Build the processing pipeline as a sequence of composable transforms, each implementing a single processing step. This modular design lets you add, remove, or reorder processing steps without rewriting the pipeline. Each transform should be idempotent: running it twice on the same data produces the same result as running it once. Store the processing configuration (which transforms were applied, with what parameters) alongside the processed data so that the processing can be reproduced exactly.

Validate each processing step by comparing input and output on 20 random episodes: verify that the transform produces the expected effect (e.g., smoothing reduces action jerk by 50-80%), does not introduce artifacts (e.g., temporal alignment does not create duplicate frames), and preserves essential information (e.g., normalization does not clip important action values).

After implementing quality checks and processing steps, validate the full pipeline at scale on your complete dataset. Run the quality check suite on every episode and generate a dataset health report: total episodes, pass rate, distribution of failure reasons, and per-condition quality metrics.

Measure the impact of your improvements by training a policy on the pre-improvement dataset and a policy on the post-improvement dataset (same model architecture, same hyperparameters, same evaluation protocol). The difference in evaluation success rates quantifies the value of your data engineering investment. In our experience, rigorous RLDS and LeRobot data format usage typically improves success rates by 15-30% without any changes to the model.

Generate visualizations that communicate data quality to the team: histograms of key metrics (episode duration, action magnitude, observation variance), scatter plots showing correlations between quality metrics and task success, and timeline plots showing quality trends over the collection period (to detect equipment drift or operator fatigue).

Establish quality baselines: define minimum acceptable thresholds for each quality metric based on your validation results. These baselines become the gates for future data collection — new episodes that do not meet the baselines are flagged for review or rejection. Review and update baselines quarterly as your understanding of data quality requirements evolves.

Convert your data quality pipeline from a one-time improvement project into a continuous monitoring system that maintains quality as new data flows in.

Build a monitoring dashboard that tracks key metrics in real-time during data collection: episodes collected per hour (throughput), quality check pass rate (rolling 100-episode window), per-camera frame drop rate, action label distribution (to detect distribution drift), and operator-specific quality metrics (to identify operators who need additional training).

Set up automated alerts for quality degradation: if the pass rate drops below 90%, if any single quality check starts failing on more than 5% of episodes, if the action distribution shifts by more than 2 standard deviations from the historical baseline, or if a camera starts dropping more than 1% of frames. Alerts should go to the data engineering team and the collection site supervisor simultaneously.

Implement a continuous improvement process: every week, review the quality check failure logs, identify the top 3 failure modes, investigate their root causes, and implement fixes.
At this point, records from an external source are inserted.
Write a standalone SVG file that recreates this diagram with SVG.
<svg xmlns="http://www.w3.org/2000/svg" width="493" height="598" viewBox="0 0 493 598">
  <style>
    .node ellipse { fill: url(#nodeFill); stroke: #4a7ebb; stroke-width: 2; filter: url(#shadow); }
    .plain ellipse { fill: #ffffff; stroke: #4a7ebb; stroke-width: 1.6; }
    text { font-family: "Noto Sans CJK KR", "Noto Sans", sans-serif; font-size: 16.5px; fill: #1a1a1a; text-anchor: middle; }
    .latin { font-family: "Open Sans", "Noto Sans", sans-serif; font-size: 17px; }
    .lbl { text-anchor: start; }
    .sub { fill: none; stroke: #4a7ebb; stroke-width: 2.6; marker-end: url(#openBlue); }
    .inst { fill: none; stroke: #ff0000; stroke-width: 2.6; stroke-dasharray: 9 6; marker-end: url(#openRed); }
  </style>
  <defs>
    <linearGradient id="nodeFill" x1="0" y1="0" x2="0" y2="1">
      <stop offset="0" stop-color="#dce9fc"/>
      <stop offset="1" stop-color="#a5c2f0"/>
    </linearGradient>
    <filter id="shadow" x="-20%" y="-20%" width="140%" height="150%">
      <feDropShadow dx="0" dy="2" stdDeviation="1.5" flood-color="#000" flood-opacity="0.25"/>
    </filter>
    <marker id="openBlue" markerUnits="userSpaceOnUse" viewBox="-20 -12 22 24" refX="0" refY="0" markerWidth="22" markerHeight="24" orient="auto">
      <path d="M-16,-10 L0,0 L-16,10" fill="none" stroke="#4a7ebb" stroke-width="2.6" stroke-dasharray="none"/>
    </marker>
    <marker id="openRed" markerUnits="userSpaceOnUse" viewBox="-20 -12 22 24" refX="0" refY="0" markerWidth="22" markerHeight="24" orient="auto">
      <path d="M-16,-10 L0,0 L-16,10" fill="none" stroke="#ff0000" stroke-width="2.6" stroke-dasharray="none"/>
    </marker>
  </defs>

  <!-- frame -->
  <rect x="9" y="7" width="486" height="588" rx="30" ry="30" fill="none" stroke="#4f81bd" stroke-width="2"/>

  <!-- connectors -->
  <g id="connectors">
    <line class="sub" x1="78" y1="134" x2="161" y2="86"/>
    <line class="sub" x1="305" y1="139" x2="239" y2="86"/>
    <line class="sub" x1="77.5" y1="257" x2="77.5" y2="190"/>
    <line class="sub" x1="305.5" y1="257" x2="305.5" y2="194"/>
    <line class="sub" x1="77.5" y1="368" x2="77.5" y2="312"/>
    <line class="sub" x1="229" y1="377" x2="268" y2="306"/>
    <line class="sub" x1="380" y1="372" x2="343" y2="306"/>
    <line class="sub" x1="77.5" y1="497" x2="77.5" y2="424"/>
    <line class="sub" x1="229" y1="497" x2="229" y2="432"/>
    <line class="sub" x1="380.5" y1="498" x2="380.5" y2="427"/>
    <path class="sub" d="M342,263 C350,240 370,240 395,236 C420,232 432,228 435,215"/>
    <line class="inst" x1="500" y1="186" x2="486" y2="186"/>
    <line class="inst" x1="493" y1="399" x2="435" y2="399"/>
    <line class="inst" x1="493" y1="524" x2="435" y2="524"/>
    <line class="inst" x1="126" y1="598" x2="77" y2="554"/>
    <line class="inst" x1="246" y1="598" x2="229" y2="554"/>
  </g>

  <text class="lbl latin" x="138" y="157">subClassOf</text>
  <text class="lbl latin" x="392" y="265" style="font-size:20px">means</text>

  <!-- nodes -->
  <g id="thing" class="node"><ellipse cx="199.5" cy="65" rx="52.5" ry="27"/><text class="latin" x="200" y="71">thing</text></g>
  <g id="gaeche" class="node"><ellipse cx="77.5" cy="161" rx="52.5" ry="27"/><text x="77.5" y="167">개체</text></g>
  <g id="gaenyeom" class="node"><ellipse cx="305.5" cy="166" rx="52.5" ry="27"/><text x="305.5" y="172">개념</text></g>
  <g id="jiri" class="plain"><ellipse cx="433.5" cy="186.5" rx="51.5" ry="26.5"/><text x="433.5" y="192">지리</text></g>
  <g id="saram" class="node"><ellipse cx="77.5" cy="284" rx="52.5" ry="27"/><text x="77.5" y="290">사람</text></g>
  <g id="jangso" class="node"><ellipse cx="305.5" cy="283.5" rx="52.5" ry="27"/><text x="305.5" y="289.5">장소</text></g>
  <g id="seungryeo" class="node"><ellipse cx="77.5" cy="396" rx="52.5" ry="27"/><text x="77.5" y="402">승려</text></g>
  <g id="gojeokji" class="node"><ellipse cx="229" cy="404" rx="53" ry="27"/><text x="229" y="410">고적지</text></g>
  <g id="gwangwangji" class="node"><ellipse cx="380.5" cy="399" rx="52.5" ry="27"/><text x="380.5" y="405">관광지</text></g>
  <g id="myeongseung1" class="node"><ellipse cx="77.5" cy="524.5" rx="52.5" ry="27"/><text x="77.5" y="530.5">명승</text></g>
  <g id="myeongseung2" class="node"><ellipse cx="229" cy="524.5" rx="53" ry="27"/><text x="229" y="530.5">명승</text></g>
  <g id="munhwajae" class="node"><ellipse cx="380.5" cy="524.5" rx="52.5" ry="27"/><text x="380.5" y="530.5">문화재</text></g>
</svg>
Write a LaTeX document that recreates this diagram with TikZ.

Common recurring issues include: camera calibration drift (recalibrate weekly), operator fatigue patterns (adjust break schedules), environment changes (lighting changes with season or weather), and robot mechanical wear (increasing joint backlash over time).

Document every pipeline change in a changelog with the date, what changed, why, and the expected impact. When a training run produces unexpected results, this changelog is the first place to look for data pipeline changes that might explain the anomaly.